Manyi became defensive, accusing Hofmeyr of waging a “battle” against him. “There is nothing false that I have said. I never received the letter, that is not false,” he said. 

“The statement of never being dismissed ... I'm happy that Hofmeyr has raised this matter. How this works is that a minister, for all intents and purposes, is actually a caretaker of a DG, a minister is not the employer of a DG at any time,” he said.

“A minister does not have the power to dismiss a DG. The only time the word dismissal or termination really takes effect is when you have the consent of the president or a delegated authority. Mdladlana will go to his grave never having fired a DG in his life.” 

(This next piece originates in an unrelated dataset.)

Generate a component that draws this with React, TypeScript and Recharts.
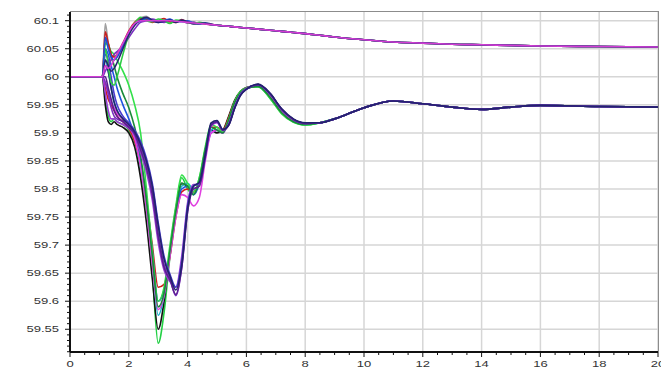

He reiterated his statement from Wednesday, when he said he had no knowledge of Mdladlana's move to axe him, because he was receiving a salary while on suspension. 

“The issue of remaining an employee throughout ... I said here yesterday I have no evidence of having being dismissed and the reason I said so is because I was getting paid. It can never be factually correct to say a minister dismissed you,” said Manyi.  

The bone of contention was a letter Manyi penned to then department of public service & administration minister Richard Baloyi on November 15 2010. In it he made reference to the termination letter he received about two weeks prior. 

“I did that letter under the advice of my lawyers and I said earlier that most probably my lawyers got the [termination letter] and because we are doing this thing under advice.

“I've signed the letter [to Baloyi]. I'm not running away from that, but the content of the letter, I did this under legal advice,” he said. 

Manyi was transferred to the GCIS to replace Themba Maseko in February 2011.

The commission was trying to establish what his employment status was at the department of labour at the time of his transfer. Manyi maintains he was still under the employ of the department, but on precautionary suspension at the time.

However, the commission sought to show that he knew he had been axed by then.